Jeff Davis, CFA, is a veteran bank analyst. The views and opinions expressed in this piece are those of the author and do not necessarily represent the views of S&P Global Market Intelligence or Mercer Capital, where he is the managing director of the financial institutions group.
Richard Russell, who published Dow Theory Letters from 1958 until his death in 2015, was an observer of markets and human behavior. His utterances and philosophies remain widely followed among market participants today. He was credited with calling a secular top in the market in the mid-1960s and a bottom in 1974 during a brutal bear market that had plenty of catalysts, including the closing of the gold window in 1971 by Nixon, an oil shock, rising inflation and interest rates, and civil disturbances.

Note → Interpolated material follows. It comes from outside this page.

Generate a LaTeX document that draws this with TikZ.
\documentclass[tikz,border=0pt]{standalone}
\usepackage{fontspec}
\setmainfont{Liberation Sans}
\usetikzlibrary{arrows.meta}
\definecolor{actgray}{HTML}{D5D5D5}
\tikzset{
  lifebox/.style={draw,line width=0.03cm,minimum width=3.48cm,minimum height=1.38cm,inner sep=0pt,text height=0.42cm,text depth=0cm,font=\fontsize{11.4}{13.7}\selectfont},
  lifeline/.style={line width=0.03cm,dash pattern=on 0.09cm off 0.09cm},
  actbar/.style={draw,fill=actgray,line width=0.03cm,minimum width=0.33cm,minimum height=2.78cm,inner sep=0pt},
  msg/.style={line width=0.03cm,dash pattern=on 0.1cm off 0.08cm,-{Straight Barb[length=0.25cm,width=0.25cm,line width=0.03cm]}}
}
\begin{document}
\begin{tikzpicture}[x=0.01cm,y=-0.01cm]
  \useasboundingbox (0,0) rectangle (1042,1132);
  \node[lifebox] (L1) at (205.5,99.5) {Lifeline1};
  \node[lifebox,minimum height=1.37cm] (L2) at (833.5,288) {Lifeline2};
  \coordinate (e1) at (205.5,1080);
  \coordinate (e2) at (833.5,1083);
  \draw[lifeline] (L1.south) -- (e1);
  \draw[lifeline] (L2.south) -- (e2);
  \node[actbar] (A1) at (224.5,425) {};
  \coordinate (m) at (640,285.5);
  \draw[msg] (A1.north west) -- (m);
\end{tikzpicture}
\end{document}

One of his sayings that has always resonated with me is, "markets make opinions." My take on this is that the consensus is formed by recent trends. It is not called a herd mentality for nothing, but human nature is tribal and therefore programmed to follow trends in my opinion.
When I asked a friend who works with banks as a corporate securities attorney what trends he is seeing, he said what I expect most of you reading this post would: Asset prices are expensive, but the economy is performing well — or something along those lines. He then added that no one knows when the top is in, but that Joe Evans, chairman of State Bank Financial Corp., has a knack for getting out near the top.

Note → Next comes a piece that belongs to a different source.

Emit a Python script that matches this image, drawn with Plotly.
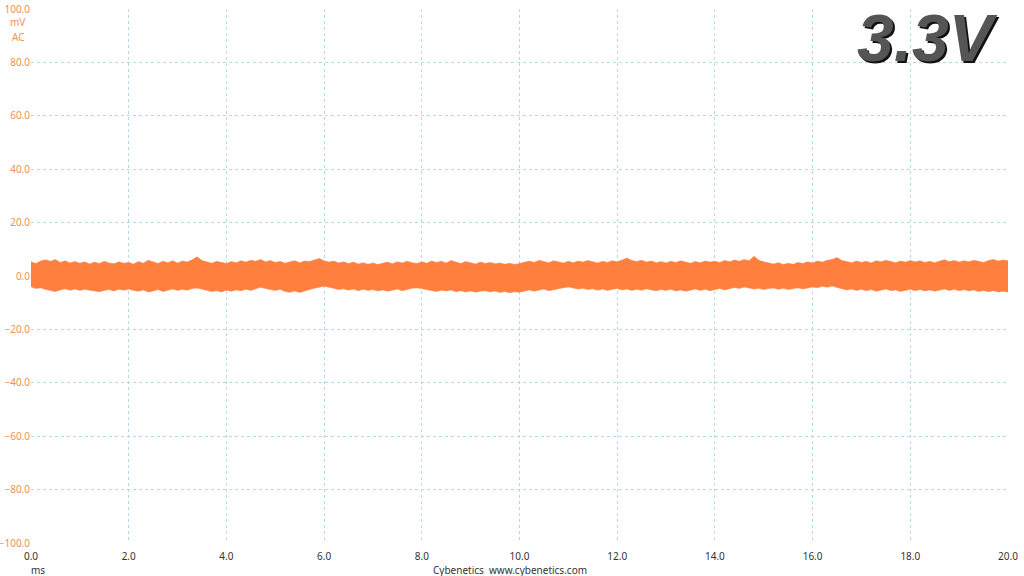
import plotly.graph_objects as go

# Time axis (ms), 0.1 ms step
t_step = 0.1

# Upper envelope of ripple trace (mV)
upper_mv = [
    5.3, 4.7, 5.6, 6.1, 5.5, 6.2, 5.1, 5.7, 4.9, 5.4,
    4.8, 5.3, 4.5, 5.2, 4.7, 5.5, 4.9, 4.6, 5.3, 4.8,
    5.1, 4.5, 5.4, 4.8, 5.9, 5.3, 4.7, 5.5, 5.0, 5.7,
    4.9, 5.6, 5.2, 6.1, 7.2, 5.8, 5.3, 4.8, 5.5, 5.1,
    4.7, 5.4, 5.0, 5.7, 5.2, 5.9, 5.5, 6.2, 5.3, 5.8,
    5.1, 5.5, 4.8, 5.3, 5.7, 5.0, 5.6, 5.4, 6.1, 6.6,
    5.7, 5.2, 5.6, 4.9, 5.3, 4.7, 5.2, 4.5, 5.0, 4.4,
    4.9, 4.3, 4.8, 5.2, 4.6, 5.3, 4.9, 5.5, 5.0, 4.7,
    5.3, 4.8, 5.6, 5.1, 5.5, 4.9, 5.8, 5.2, 4.7, 5.4,
    5.0, 4.5, 5.2, 4.7, 5.1, 4.6, 4.9, 4.4, 4.8, 4.3,
    4.7, 5.2, 5.6, 5.1, 5.9, 5.4, 5.0, 5.7, 5.3, 4.9,
    5.5, 5.0, 5.6, 5.2, 5.8, 5.3, 4.9, 5.5, 5.1, 5.7,
    5.3, 6.0, 6.7, 5.8, 5.4, 5.9, 5.2, 5.6, 5.0, 5.4,
    4.9, 5.5, 5.1, 5.7, 5.2, 4.8, 5.4, 5.0, 5.6, 5.2,
    5.5, 5.1, 5.8, 5.3, 6.0, 5.5, 6.2, 5.7, 7.4, 5.9,
    5.3, 4.9, 4.5, 5.0, 4.3, 4.8, 4.4, 5.1, 4.7, 5.3,
    4.9, 5.6, 5.2, 5.9, 6.2, 6.9, 5.8, 5.4, 5.0, 5.6,
    5.1, 5.5, 4.9, 5.7, 5.3, 5.9, 5.4, 5.0, 5.6, 5.2,
    5.8, 5.3, 5.7, 5.1, 5.5, 5.0, 5.6, 6.1, 5.4, 5.8,
    5.2, 5.7, 5.3, 5.9, 5.5, 5.1, 5.8, 6.2, 5.6, 6.0,
    5.7,
]

# Lower envelope of ripple trace (mV)
lower_mv = [
    -4.0, -4.7, -4.4, -5.1, -5.4, -5.8, -5.2, -4.8, -5.3, -4.9,
    -5.4, -5.0, -5.3, -5.5, -5.9, -5.4, -5.1, -5.6, -5.0, -5.3,
    -4.9, -5.4, -5.7, -5.2, -6.0, -5.6, -5.1, -5.8, -5.3, -4.9,
    -5.4, -5.0, -5.3, -4.7, -4.5, -4.9, -5.4, -5.8, -5.5, -6.0,
    -5.3, -5.7, -5.2, -5.5, -5.0, -5.4, -4.8, -4.2, -4.7, -5.1,
    -5.4, -5.0, -5.8, -6.1, -5.6, -6.2, -5.5, -5.1, -4.6, -4.3,
    -3.8, -4.2, -4.7, -5.1, -4.8, -5.3, -4.9, -5.5, -5.0, -5.4,
    -5.1, -5.6, -5.2, -5.7, -5.3, -4.9, -5.5, -5.0, -4.6, -4.4,
    -4.7, -5.1, -5.4, -5.8, -5.3, -5.6, -5.2, -5.9, -5.5, -6.0,
    -5.6, -6.1, -5.7, -5.5, -6.0, -5.6, -6.2, -5.8, -6.3, -5.9,
    -6.1, -5.6, -5.2, -5.7, -5.3, -4.9, -5.5, -5.1, -4.6, -4.4,
    -4.1, -4.5, -4.9, -4.6, -5.1, -4.8, -5.3, -4.9, -5.4, -5.0,
    -4.7, -5.2, -4.9, -5.4, -5.0, -5.3, -4.8, -5.2, -5.5, -5.1,
    -5.4, -5.0, -5.6, -5.2, -5.7, -5.3, -4.9, -5.4, -5.0, -5.5,
    -5.1, -4.7, -5.2, -4.8, -4.3, -4.7, -4.1, -4.5, -4.9, -4.6,
    -5.1, -4.7, -4.5, -5.0, -4.6, -5.1, -4.8, -4.4, -4.9, -4.5,
    -4.1, -4.4, -3.8, -4.2, -3.7, -4.3, -4.8, -5.2, -4.9, -5.4,
    -5.0, -5.5, -5.1, -5.7, -5.3, -4.9, -5.5, -5.2, -5.8, -5.4,
    -5.0, -5.5, -5.1, -5.6, -5.2, -5.7, -5.3, -4.9, -5.4, -5.0,
    -5.5, -5.1, -5.6, -5.2, -5.8, -5.4, -5.9, -5.5, -6.0, -5.7,
    -6.0,
]

time_ms = [round(i * t_step, 1) for i in range(len(upper_mv))]

x_ticks = [0, 2, 4, 6, 8, 10, 12, 14, 16, 18, 20]
y_ticks = [-100, -80, -60, -40, -20, 0, 20, 40, 60, 80, 100]

trace_color = "#FF7F3F"
grid_color = "#b3dbe6"
font_family = "Noto Sans, Open Sans, sans-serif"

fig = go.Figure()
fig.add_trace(go.Scatter(
    x=time_ms, y=lower_mv, mode="lines",
    line=dict(color=trace_color, width=0.5), hoverinfo="skip", showlegend=False,
))
fig.add_trace(go.Scatter(
    x=time_ms, y=upper_mv, mode="lines", fill="tonexty", fillcolor=trace_color,
    line=dict(color=trace_color, width=0.5), hoverinfo="skip", showlegend=False,
))

fig.update_layout(
    width=1024, height=576,
    margin=dict(l=31, r=16, t=9, b=33, autoexpand=False),
    paper_bgcolor="white", plot_bgcolor="white",
    font=dict(family=font_family, size=10, color="#333333"),
    xaxis=dict(
        range=[0, 20], tickvals=x_ticks, tickformat=".1f", automargin=False,
        showgrid=True, gridcolor=grid_color, griddash="dot", gridwidth=1,
        zeroline=False, showline=False,
        ticks="outside", ticklen=4, tickcolor="rgba(0,0,0,0)",
        tickfont=dict(size=10, color="#333333"),
    ),
    yaxis=dict(
        range=[-100, 100], tickvals=y_ticks, tickformat=".1f", automargin=False,
        showgrid=True, gridcolor=grid_color, griddash="dot", gridwidth=1,
        zeroline=False, showline=False, ticks="",
        tickfont=dict(size=10, color="#F0905A"),
    ),
)

# Unit labels under the top y tick
for txt, yp in [("mV", 0.9757), ("AC", 0.9476)]:
    fig.add_annotation(
        text=txt, xref="paper", yref="paper", x=0, y=yp,
        xanchor="right", yanchor="middle", xshift=-4, showarrow=False,
        font=dict(size=10, color="#F0905A", family=font_family),
    )

fig.add_annotation(
    text="ms", xref="paper", yref="paper", x=0.0072, y=-0.0506,
    xanchor="center", yanchor="middle", showarrow=False,
    font=dict(size=10, color="#333333", family=font_family),
)
fig.add_annotation(
    text="Cybenetics&nbsp;&nbsp;www.cybenetics.com", xref="paper", yref="paper",
    x=0.49, y=-0.0506, xanchor="center", yanchor="middle", showarrow=False,
    font=dict(size=10, color="#333333", family=font_family),
)

# Rail label with shadow
for color, dx, dy in [("#111111", 2, -2), ("#555555", 0, 0)]:
    fig.add_annotation(
        text="<b><i>3.3V</i></b>", xref="paper", yref="paper",
        x=0.992, y=0.9457, xanchor="right", yanchor="middle",
        xshift=dx, yshift=dy, showarrow=False,
        font=dict(size=66, color=color, family="Liberation Sans, Arial, sans-serif"),
    )

fig.write_html(
    "out.html",
    config={"displayModeBar": False},
    post_script="document.body.style.margin='0';",
)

I doubt Evans remembers it, but I had dinner with him and a couple of other people at Bones in Atlanta in November 2009. I asked him what banks he liked in Georgia, which was then a desolate wasteland of broke and nearly broke banks. I expected him to say Synovus Financial, which on a reverse split-adjusted basis is up about 4x since then. He surprised me by offering Atlanta-based Fidelity Southern Corp. The stock was then trading around $3 per share; today it is near $24 per share.
Earlier that year, Evans and others invested $300 million in State Bank to capitalize a then-tiny bank to buy busted Georgia banks. The timing was impeccable. A series of FDIC-backed and whole-bank transactions followed, including the acquisition of the six banking subsidiaries of once high-flying Security Bank Corp. The most recent acquisition was the 2017 purchase of a quasi-commercial finance company in a bank wrapper, AloStar Bank of Commerce, which I thought brought good diversification benefits to the company.
AloStar turned out to be the last acquisition. Probably to the surprise of few bank investors, other than the timing of the announcement, State Bank’s board of directors approved a merger with Cadence Bancorp. in May. The still-pending transaction was valued at $1.4 billion at announcement and equated to 248% of tangible book value and 16x the then-2018 consensus earnings estimate.
Is Evans top-ticking the market? We will only know in a few years with the benefit of hindsight. However, his track record of ringing the bell near the top is pretty good. Among the transactions Evans is associated with is the 1997 sale of Bank Corp. of Georgia to Century South Banks Inc. as the 1990s bull market in bank stocks was nearing a peak, the 2001 sale of Century South Banks Inc. to BB&T Corp. that was struck in late 2000 before the 2001 recession got underway, and the 2006 sale of Flag Financial Corp. to a unit of Royal Bank of Canada prior to the 2008 implosion.
No one goes broke taking a profit. Evans seems to be pretty good at taking profits.